start SUPPLIED RECORDS

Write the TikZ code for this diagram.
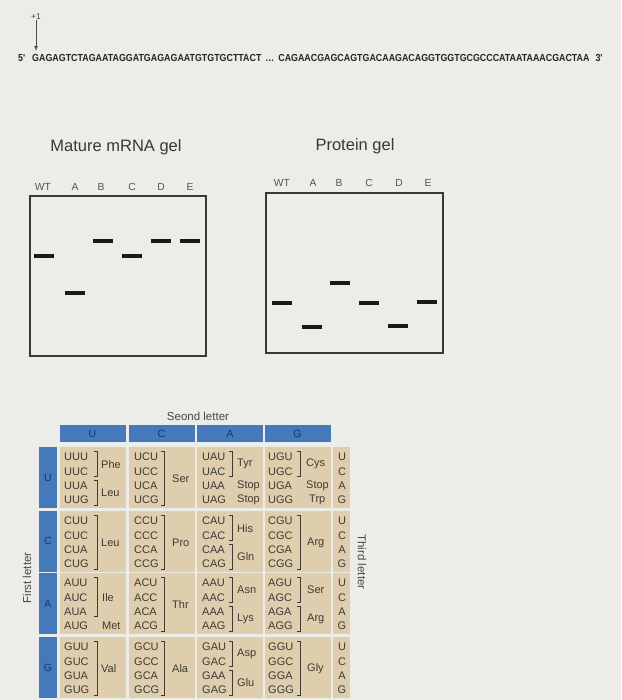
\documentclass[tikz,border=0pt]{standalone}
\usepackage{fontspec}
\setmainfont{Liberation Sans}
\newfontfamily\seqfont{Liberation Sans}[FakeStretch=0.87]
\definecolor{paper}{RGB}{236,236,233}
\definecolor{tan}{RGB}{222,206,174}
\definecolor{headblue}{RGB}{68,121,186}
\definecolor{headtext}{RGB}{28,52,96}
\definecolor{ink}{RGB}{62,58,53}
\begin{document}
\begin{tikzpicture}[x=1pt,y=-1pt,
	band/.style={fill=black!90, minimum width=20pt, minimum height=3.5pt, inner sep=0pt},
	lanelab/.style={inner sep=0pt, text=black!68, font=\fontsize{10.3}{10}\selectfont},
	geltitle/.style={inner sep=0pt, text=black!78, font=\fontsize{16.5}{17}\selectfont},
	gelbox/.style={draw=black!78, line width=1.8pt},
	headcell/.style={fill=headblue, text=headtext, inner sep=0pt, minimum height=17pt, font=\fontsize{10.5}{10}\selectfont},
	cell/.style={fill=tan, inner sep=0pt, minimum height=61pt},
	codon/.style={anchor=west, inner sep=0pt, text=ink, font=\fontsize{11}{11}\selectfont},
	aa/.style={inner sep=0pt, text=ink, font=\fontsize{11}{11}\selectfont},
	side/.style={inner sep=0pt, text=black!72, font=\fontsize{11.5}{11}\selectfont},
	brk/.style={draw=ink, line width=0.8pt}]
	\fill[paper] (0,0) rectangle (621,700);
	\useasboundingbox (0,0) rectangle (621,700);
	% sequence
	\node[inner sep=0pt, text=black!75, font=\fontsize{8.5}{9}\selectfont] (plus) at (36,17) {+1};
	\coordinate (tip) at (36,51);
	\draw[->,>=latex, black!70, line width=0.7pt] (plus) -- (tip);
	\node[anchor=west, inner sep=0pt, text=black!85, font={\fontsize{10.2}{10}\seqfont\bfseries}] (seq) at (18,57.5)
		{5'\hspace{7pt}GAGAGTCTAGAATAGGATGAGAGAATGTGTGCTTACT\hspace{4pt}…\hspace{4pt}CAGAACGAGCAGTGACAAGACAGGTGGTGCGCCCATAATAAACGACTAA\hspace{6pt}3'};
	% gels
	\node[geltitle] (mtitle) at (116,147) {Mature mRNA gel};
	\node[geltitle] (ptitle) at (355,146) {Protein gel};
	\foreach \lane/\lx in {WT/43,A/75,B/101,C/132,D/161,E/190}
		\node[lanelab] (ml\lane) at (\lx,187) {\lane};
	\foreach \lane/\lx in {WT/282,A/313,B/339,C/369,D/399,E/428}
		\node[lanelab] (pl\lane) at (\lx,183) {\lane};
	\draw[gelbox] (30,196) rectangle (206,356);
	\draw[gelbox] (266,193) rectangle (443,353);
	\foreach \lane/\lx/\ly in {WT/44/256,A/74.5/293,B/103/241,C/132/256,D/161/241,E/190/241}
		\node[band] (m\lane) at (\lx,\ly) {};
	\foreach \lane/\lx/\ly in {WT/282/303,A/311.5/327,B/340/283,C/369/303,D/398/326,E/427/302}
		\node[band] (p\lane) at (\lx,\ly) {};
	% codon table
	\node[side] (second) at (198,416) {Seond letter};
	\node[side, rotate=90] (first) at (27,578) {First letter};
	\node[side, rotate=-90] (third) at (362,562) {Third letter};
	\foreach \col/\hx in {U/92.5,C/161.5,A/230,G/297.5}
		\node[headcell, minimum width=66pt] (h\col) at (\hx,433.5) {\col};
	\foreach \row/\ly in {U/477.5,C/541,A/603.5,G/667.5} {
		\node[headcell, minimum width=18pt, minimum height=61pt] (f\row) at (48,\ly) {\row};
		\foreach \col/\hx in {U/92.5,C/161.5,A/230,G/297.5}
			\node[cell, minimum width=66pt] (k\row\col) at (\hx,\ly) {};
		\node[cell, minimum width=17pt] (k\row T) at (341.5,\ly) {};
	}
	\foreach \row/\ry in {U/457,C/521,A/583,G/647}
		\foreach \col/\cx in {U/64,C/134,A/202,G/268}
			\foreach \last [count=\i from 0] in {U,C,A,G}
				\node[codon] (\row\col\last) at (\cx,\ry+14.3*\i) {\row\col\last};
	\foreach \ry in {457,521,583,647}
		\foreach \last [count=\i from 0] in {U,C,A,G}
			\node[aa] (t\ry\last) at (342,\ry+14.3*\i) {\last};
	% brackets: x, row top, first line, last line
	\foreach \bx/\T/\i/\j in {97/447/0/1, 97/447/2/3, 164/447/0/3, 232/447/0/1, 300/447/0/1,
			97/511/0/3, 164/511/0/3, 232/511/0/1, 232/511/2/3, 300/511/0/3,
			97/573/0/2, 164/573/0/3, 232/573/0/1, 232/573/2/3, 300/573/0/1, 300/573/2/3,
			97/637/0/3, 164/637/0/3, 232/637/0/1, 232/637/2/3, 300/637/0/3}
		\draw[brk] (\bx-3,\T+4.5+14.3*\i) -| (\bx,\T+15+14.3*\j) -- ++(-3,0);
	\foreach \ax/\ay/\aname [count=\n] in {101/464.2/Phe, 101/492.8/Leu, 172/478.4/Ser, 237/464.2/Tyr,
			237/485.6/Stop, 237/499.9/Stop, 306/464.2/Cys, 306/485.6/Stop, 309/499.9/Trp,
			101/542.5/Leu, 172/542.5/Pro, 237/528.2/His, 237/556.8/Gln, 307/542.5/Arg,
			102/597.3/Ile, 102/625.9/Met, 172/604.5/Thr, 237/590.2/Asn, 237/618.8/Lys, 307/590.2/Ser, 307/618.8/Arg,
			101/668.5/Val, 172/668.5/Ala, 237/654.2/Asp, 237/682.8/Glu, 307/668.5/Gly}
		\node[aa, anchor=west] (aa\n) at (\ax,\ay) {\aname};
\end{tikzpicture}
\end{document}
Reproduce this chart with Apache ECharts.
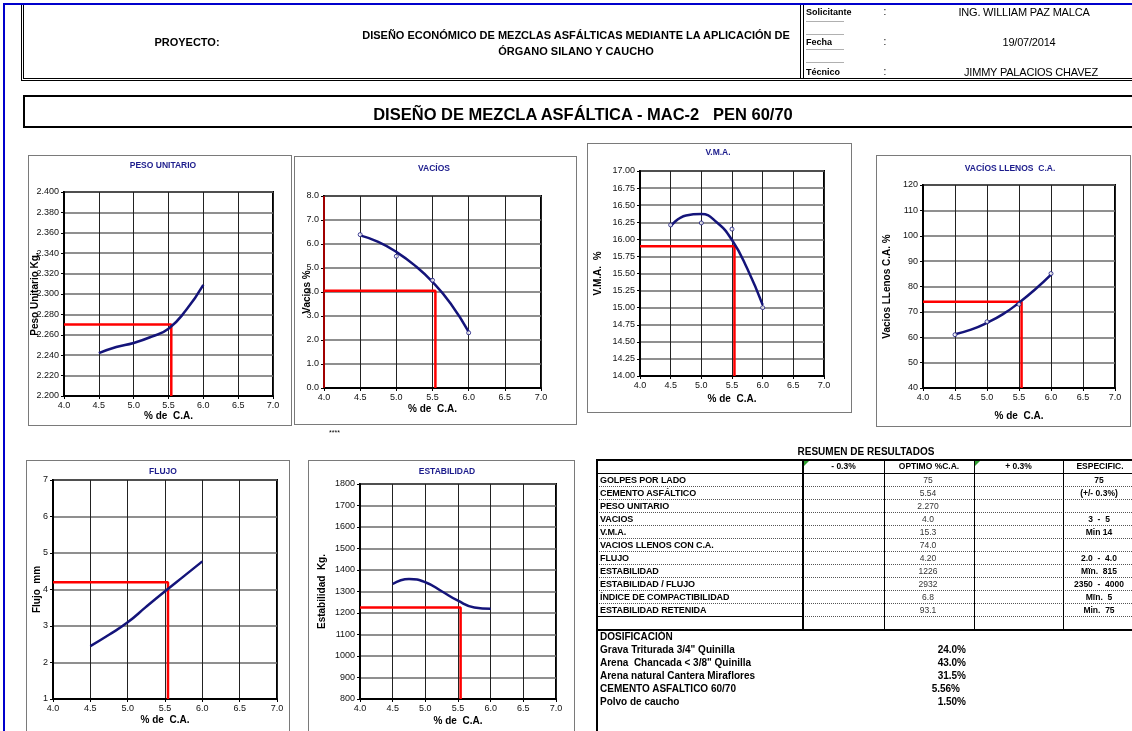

end SUPPLIED RECORDS

• **PROBLEM TO WORK ON**: For each line in the data above that contains the string "this", extract the line.

• **FINISHED ANSWER**:
Write the TikZ code for this diagram.
Reproduce this chart with Apache ECharts.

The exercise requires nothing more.